Robin Morgan: Anna Quindlen and I have known each other on and off for too long, even though years go by when we don’t actually get to meet. There are writers who you know are wonderful, and there are writers who are wonderful and accessible to lots of people, and there are also writers who honest to God are “writer’s writers,” and it’s very rare that somebody is all three, and Anna is one.

Anna Quindlen: I wouldn’t even be sitting here tonight if it wasn’t for you, Robin. I wrote a column not long ago with the lead about Sisterhood Is Powerful, and how it’s right there on my shelf along with the dictionary, the thesaurus, The Bible, Doctor Spock, all the reference works that I use most often. There’s a whole group of us who are in our fifties who prospered because of women who are in their sixties, and we forget that at our peril. My enduring motto as a reporter and a columnist has always been “Rise up, reach down.”

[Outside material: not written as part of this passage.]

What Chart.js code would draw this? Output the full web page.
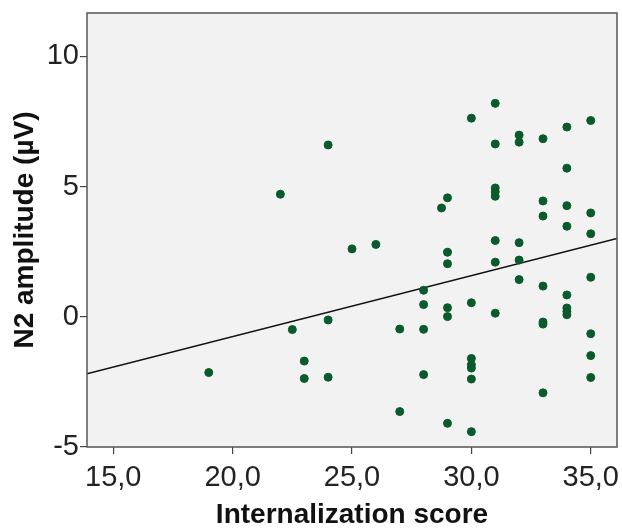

I got to The New York Times when I was only twenty-four years old, and I thought, “Wow this is great, they hired me from The Post, I must really be good.” And I was maybe four or five months in the job when I realized, “Okay, there was a law suit.” There was a class action suit brought by six women who did not prosper because of that suit, but who made it possible for me to be hired and showcased, and eventually for Jill Abramson to be managing editor, for Gail Collins to be editorial page editor, for Suzanne Daly to be national editor and so forth. We have changed the business.

The duo go on to talk about everything from the first protest against the Miss America Pageant to Hillary Clinton’s chances as a presidential candidate.

“She would still be so much a better president than anyone I can think of, than anyone in recent memory,” says Quindlen “But it’s a classic female thing — I keep wishing she was perfect. I don’t ask Barack Obama to be perfect. I don’t ask John Edwards to be perfect. But with Hillary, part of my mind says, ‘I wanted all the moving parts to move exactly the way I want them to go.'”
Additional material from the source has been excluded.